— DATA —
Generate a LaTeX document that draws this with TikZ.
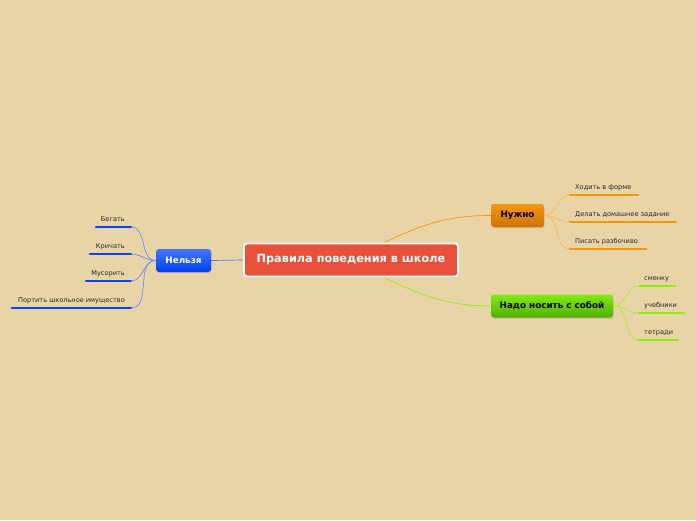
\documentclass[tikz,border=0pt]{standalone}
\usepackage{fontspec}
\setmainfont{DejaVu Sans}
\usetikzlibrary{shadows}
\definecolor{bg}{RGB}{233,212,168}
\definecolor{cred}{RGB}{232,80,58}
\definecolor{cblueT}{RGB}{70,120,255}
\definecolor{cblueB}{RGB}{0,62,240}
\definecolor{corT}{RGB}{245,150,20}
\definecolor{corB}{RGB}{205,115,0}
\definecolor{cgrT}{RGB}{130,235,20}
\definecolor{cgrB}{RGB}{80,175,0}
\definecolor{lblue}{RGB}{0,68,255}
\definecolor{lor}{RGB}{255,150,0}
\definecolor{lgr}{RGB}{140,238,0}
\definecolor{ctext}{RGB}{40,40,40}
\begin{document}
\begin{tikzpicture}[x=1pt,y=-1pt,
  mainbox/.style={draw=white,line width=1.8pt,fill=cred,rounded corners=3pt,
    minimum width=214pt,minimum height=33pt,text=white,font=\bfseries\fontsize{11.3}{13}\selectfont,
    drop shadow={shadow xshift=0.6pt,shadow yshift=-1.2pt,opacity=0.3}},
  subbox/.style={rounded corners=3pt,minimum height=23pt,inner xsep=6pt,
    font=\bfseries\fontsize{8.8}{10}\selectfont,
    drop shadow={shadow xshift=0.6pt,shadow yshift=-1.2pt,opacity=0.35}},
  leaftext/.style={font=\fontsize{6.6}{8}\selectfont,text=ctext,inner sep=0pt},
  bar/.style={line width=2.6pt,line cap=round},
  conn/.style={line width=0.7pt}]
\fill[bg] (0,0) rectangle (696,520);
\useasboundingbox (0,0) rectangle (696,520);

% central
\node[mainbox] (c) at (351,260) {Правила поведения в школе};
\node[subbox,top color=cblueT,bottom color=cblueB,text=white,minimum width=55pt] (n) at (183.5,260.5) {Нельзя};
\node[subbox,top color=corT,bottom color=corB,text=black,minimum width=53pt] (u) at (517.5,215.5) {Нужно};
\node[subbox,top color=cgrT,bottom color=cgrB,text=black,minimum width=122pt] (g) at (552,306) {Надо носить с собой};

\coordinate (cu) at (385,242);
\coordinate (cg) at (385,278);
\draw[conn,lblue!70] (c.west) -- (n.east);
\draw[conn,lor] (cu) to[out=25,in=180] (u.west);
\draw[conn,lgr] (cg) to[out=-25,in=180] (g.west);

% Нельзя leaves
\foreach \name/\txt/\y/\xl in {n1/Бегать/227/96, n2/Кричать/254/90, n3/Мусорить/281/86, n4/Портить школьное имущество/308/12}{
  \coordinate (\name e) at (131,\y);
  \coordinate (\name s) at (\xl,\y);
  \draw[bar,lblue] (\name s) -- (\name e);
  \node[leaftext,anchor=base east] (\name) at (125,\y-6) {\txt};
  \draw[conn,lblue!60] (n.west) to[out=180,in=0] (\name e);
}

% Нужно leaves
\foreach \name/\txt/\y/\xr in {u1/Ходить в форме/195/638, u2/Делать домашнее задание/222/676, u3/Писать разбочиво/249/646}{
  \coordinate (\name s) at (570,\y);
  \coordinate (\name e) at (\xr,\y);
  \draw[bar,lor] (\name s) -- (\name e);
  \node[leaftext,anchor=base west] (\name) at (575,\y-6) {\txt};
  \draw[conn,lor!70] (u.east) to[out=0,in=180] (\name s);
}

% Надо leaves
\foreach \name/\txt/\y/\xr in {g1/сменку/286/675, g2/учебники/313/684, g3/тетради/340/678}{
  \coordinate (\name s) at (639,\y);
  \coordinate (\name e) at (\xr,\y);
  \draw[bar,lgr] (\name s) -- (\name e);
  \node[leaftext,anchor=base west] (\name) at (644,\y-6) {\txt};
  \draw[conn,lgr!80] (g.east) to[out=0,in=180] (\name s);
}
\end{tikzpicture}
\end{document}
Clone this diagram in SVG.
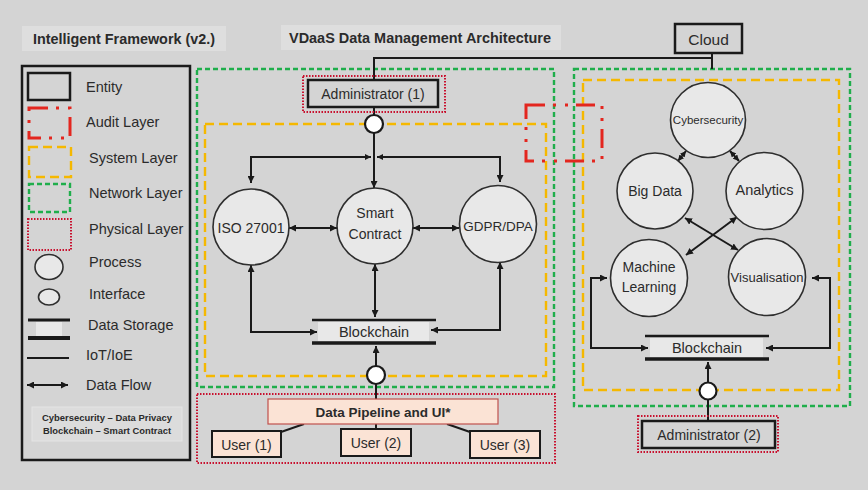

— JOB —
Pictures in the records above are left out; print everything else exactly as written.

— CORRECT RESULT —
Generate a LaTeX document that draws this with TikZ.
\documentclass[tikz,border=0pt]{standalone}
\usepackage{fontspec}
\setmainfont{DejaVu Sans}
\usetikzlibrary{shadows}
\definecolor{bg}{RGB}{233,212,168}
\definecolor{cred}{RGB}{232,80,58}
\definecolor{cblueT}{RGB}{70,120,255}
\definecolor{cblueB}{RGB}{0,62,240}
\definecolor{corT}{RGB}{245,150,20}
\definecolor{corB}{RGB}{205,115,0}
\definecolor{cgrT}{RGB}{130,235,20}
\definecolor{cgrB}{RGB}{80,175,0}
\definecolor{lblue}{RGB}{0,68,255}
\definecolor{lor}{RGB}{255,150,0}
\definecolor{lgr}{RGB}{140,238,0}
\definecolor{ctext}{RGB}{40,40,40}
\begin{document}
\begin{tikzpicture}[x=1pt,y=-1pt,
  mainbox/.style={draw=white,line width=1.8pt,fill=cred,rounded corners=3pt,
    minimum width=214pt,minimum height=33pt,text=white,font=\bfseries\fontsize{11.3}{13}\selectfont,
    drop shadow={shadow xshift=0.6pt,shadow yshift=-1.2pt,opacity=0.3}},
  subbox/.style={rounded corners=3pt,minimum height=23pt,inner xsep=6pt,
    font=\bfseries\fontsize{8.8}{10}\selectfont,
    drop shadow={shadow xshift=0.6pt,shadow yshift=-1.2pt,opacity=0.35}},
  leaftext/.style={font=\fontsize{6.6}{8}\selectfont,text=ctext,inner sep=0pt},
  bar/.style={line width=2.6pt,line cap=round},
  conn/.style={line width=0.7pt}]
\fill[bg] (0,0) rectangle (696,520);
\useasboundingbox (0,0) rectangle (696,520);

% central
\node[mainbox] (c) at (351,260) {Правила поведения в школе};
\node[subbox,top color=cblueT,bottom color=cblueB,text=white,minimum width=55pt] (n) at (183.5,260.5) {Нельзя};
\node[subbox,top color=corT,bottom color=corB,text=black,minimum width=53pt] (u) at (517.5,215.5) {Нужно};
\node[subbox,top color=cgrT,bottom color=cgrB,text=black,minimum width=122pt] (g) at (552,306) {Надо носить с собой};

\coordinate (cu) at (385,242);
\coordinate (cg) at (385,278);
\draw[conn,lblue!70] (c.west) -- (n.east);
\draw[conn,lor] (cu) to[out=25,in=180] (u.west);
\draw[conn,lgr] (cg) to[out=-25,in=180] (g.west);

% Нельзя leaves
\foreach \name/\txt/\y/\xl in {n1/Бегать/227/96, n2/Кричать/254/90, n3/Мусорить/281/86, n4/Портить школьное имущество/308/12}{
  \coordinate (\name e) at (131,\y);
  \coordinate (\name s) at (\xl,\y);
  \draw[bar,lblue] (\name s) -- (\name e);
  \node[leaftext,anchor=base east] (\name) at (125,\y-6) {\txt};
  \draw[conn,lblue!60] (n.west) to[out=180,in=0] (\name e);
}

% Нужно leaves
\foreach \name/\txt/\y/\xr in {u1/Ходить в форме/195/638, u2/Делать домашнее задание/222/676, u3/Писать разбочиво/249/646}{
  \coordinate (\name s) at (570,\y);
  \coordinate (\name e) at (\xr,\y);
  \draw[bar,lor] (\name s) -- (\name e);
  \node[leaftext,anchor=base west] (\name) at (575,\y-6) {\txt};
  \draw[conn,lor!70] (u.east) to[out=0,in=180] (\name s);
}

% Надо leaves
\foreach \name/\txt/\y/\xr in {g1/сменку/286/675, g2/учебники/313/684, g3/тетради/340/678}{
  \coordinate (\name s) at (639,\y);
  \coordinate (\name e) at (\xr,\y);
  \draw[bar,lgr] (\name s) -- (\name e);
  \node[leaftext,anchor=base west] (\name) at (644,\y-6) {\txt};
  \draw[conn,lgr!80] (g.east) to[out=0,in=180] (\name s);
}
\end{tikzpicture}
\end{document}
Clone this diagram in SVG.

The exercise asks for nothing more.